Pictures in the records should not be copied, but every other part must be repeated exactly.

····················

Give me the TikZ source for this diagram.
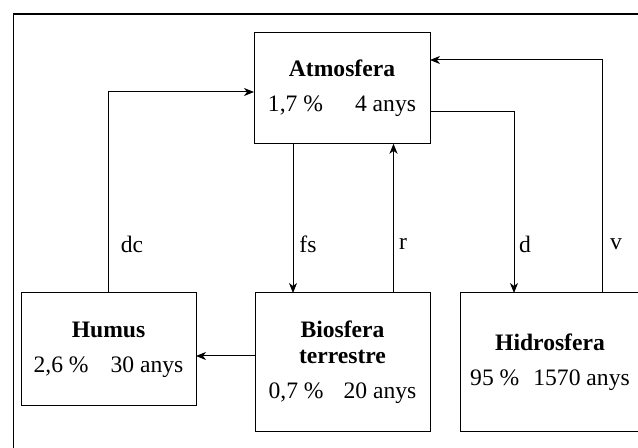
\documentclass[tikz,border=0pt]{standalone}
\usepackage{fontspec}
\setmainfont{Liberation Serif}
\usetikzlibrary{arrows.meta}
\begin{document}
\begin{tikzpicture}[x=0.5pt,y=-0.5pt,
  reservoir/.style={draw,line width=0.5pt,inner sep=0pt,outer sep=0pt,align=center,
    font=\fontsize{11.8}{13}\selectfont},
  flow/.style={line width=0.5pt,-{Stealth[length=5pt,width=4pt,inset=1.5pt]}},
  flowlabel/.style={font=\fontsize{11.8}{13}\selectfont,inner sep=0pt}]
\useasboundingbox (0,0) rectangle (638,448);
% outer frame (runs past the right and bottom edges)
\draw[line width=0.9pt] (13.5,460) |- (650,14);

% reservoirs
\node[reservoir,minimum width=88pt,minimum height=55.75pt] (atm) at (342,88)
  {\textbf{Atmosfera}\\[4.5pt]1,7 \%\hspace{16pt}4 anys};
\node[reservoir,minimum width=87.5pt,minimum height=56.5pt] (hum) at (108.5,349.5)
  {\textbf{Humus}\\[4.5pt]2,6 \%\hspace{11pt}30 anys};
\node[reservoir,minimum width=87.5pt,minimum height=69.5pt] (bio) at (342.5,362.5)
  {\textbf{Biosfera}\\\textbf{terrestre}\\[4.5pt]0,7 \%\hspace{10pt}20 anys};
\node[reservoir,minimum width=90pt,minimum height=69.5pt] (hid) at (550,362.5)
  {\textbf{Hidrosfera}\\[4.5pt]95 \%\hspace{7pt}1570 anys};

% fluxes
\draw[flow] (hum.north) |- ([yshift=-2pt]atm.west);
\draw[flow] ([xshift=-24.5pt]atm.south) -- ([xshift=-24.5pt]atm.south |- bio.north);
\draw[flow] ([xshift=25.5pt]bio.north) -- ([xshift=25.5pt]bio.north |- atm.south);
\draw[flow] ([yshift=-12pt]atm.east) -| ([xshift=-18pt]hid.north);
\draw[flow] ([xshift=26pt]hid.north) |- ([yshift=14pt]atm.east);
\draw[flow] ([yshift=3.25pt]bio.west) -- ([yshift=3.25pt]bio.west -| hum.east);

% flux labels
\node[flowlabel] (ldc) at (132,244) {dc};
\node[flowlabel] (lfs) at (308,244) {fs};
\node[flowlabel] (lr) at (403,244) {r};
\node[flowlabel] (ld) at (525,244) {d};
\node[flowlabel] (lv) at (616,244) {v};
\end{tikzpicture}
\end{document}
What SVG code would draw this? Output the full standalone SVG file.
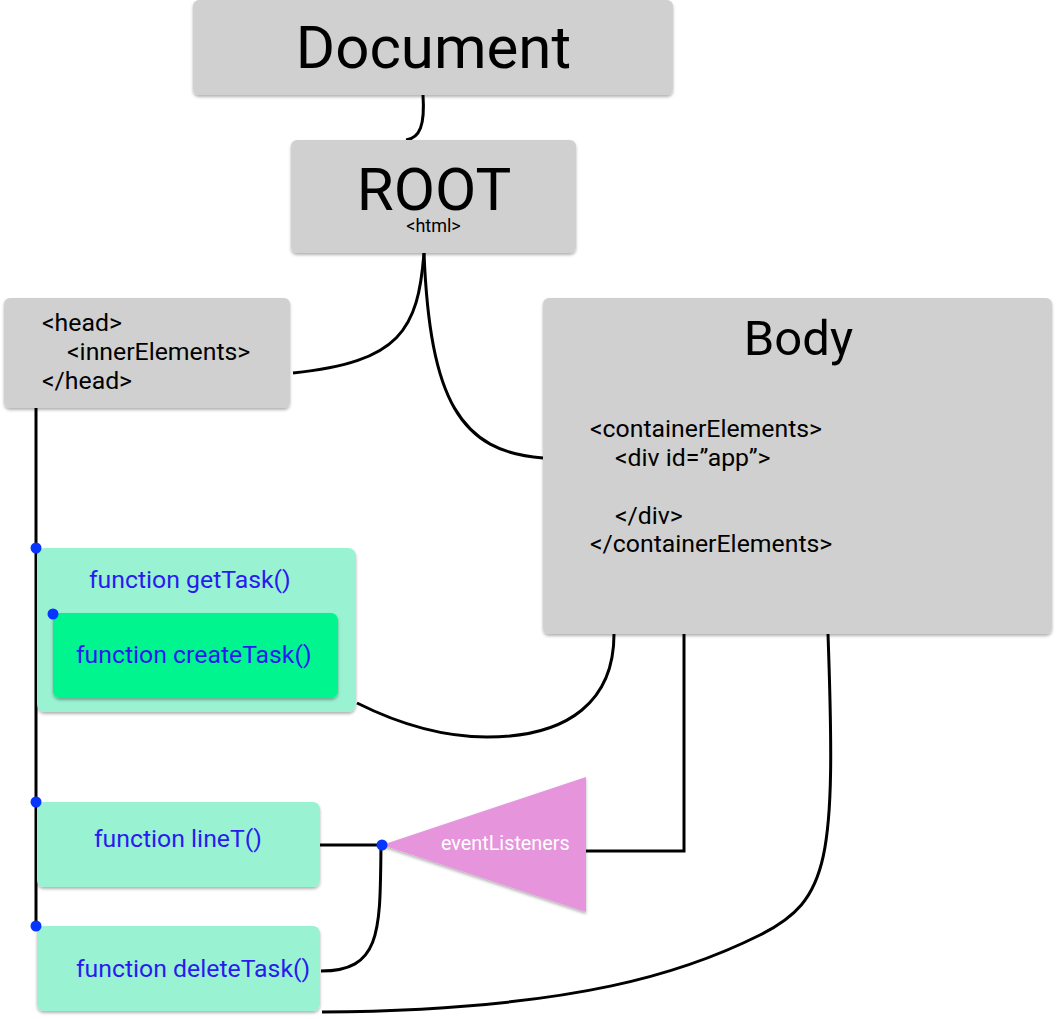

····················

■ Response to the task ■
Give me the TikZ source for this diagram.
\documentclass[tikz,border=0pt]{standalone}
\usepackage{fontspec}
\setmainfont{Liberation Serif}
\usetikzlibrary{arrows.meta}
\begin{document}
\begin{tikzpicture}[x=0.5pt,y=-0.5pt,
  reservoir/.style={draw,line width=0.5pt,inner sep=0pt,outer sep=0pt,align=center,
    font=\fontsize{11.8}{13}\selectfont},
  flow/.style={line width=0.5pt,-{Stealth[length=5pt,width=4pt,inset=1.5pt]}},
  flowlabel/.style={font=\fontsize{11.8}{13}\selectfont,inner sep=0pt}]
\useasboundingbox (0,0) rectangle (638,448);
% outer frame (runs past the right and bottom edges)
\draw[line width=0.9pt] (13.5,460) |- (650,14);

% reservoirs
\node[reservoir,minimum width=88pt,minimum height=55.75pt] (atm) at (342,88)
  {\textbf{Atmosfera}\\[4.5pt]1,7 \%\hspace{16pt}4 anys};
\node[reservoir,minimum width=87.5pt,minimum height=56.5pt] (hum) at (108.5,349.5)
  {\textbf{Humus}\\[4.5pt]2,6 \%\hspace{11pt}30 anys};
\node[reservoir,minimum width=87.5pt,minimum height=69.5pt] (bio) at (342.5,362.5)
  {\textbf{Biosfera}\\\textbf{terrestre}\\[4.5pt]0,7 \%\hspace{10pt}20 anys};
\node[reservoir,minimum width=90pt,minimum height=69.5pt] (hid) at (550,362.5)
  {\textbf{Hidrosfera}\\[4.5pt]95 \%\hspace{7pt}1570 anys};

% fluxes
\draw[flow] (hum.north) |- ([yshift=-2pt]atm.west);
\draw[flow] ([xshift=-24.5pt]atm.south) -- ([xshift=-24.5pt]atm.south |- bio.north);
\draw[flow] ([xshift=25.5pt]bio.north) -- ([xshift=25.5pt]bio.north |- atm.south);
\draw[flow] ([yshift=-12pt]atm.east) -| ([xshift=-18pt]hid.north);
\draw[flow] ([xshift=26pt]hid.north) |- ([yshift=14pt]atm.east);
\draw[flow] ([yshift=3.25pt]bio.west) -- ([yshift=3.25pt]bio.west -| hum.east);

% flux labels
\node[flowlabel] (ldc) at (132,244) {dc};
\node[flowlabel] (lfs) at (308,244) {fs};
\node[flowlabel] (lr) at (403,244) {r};
\node[flowlabel] (ld) at (525,244) {d};
\node[flowlabel] (lv) at (616,244) {v};
\end{tikzpicture}
\end{document}
What SVG code would draw this? Output the full standalone SVG file.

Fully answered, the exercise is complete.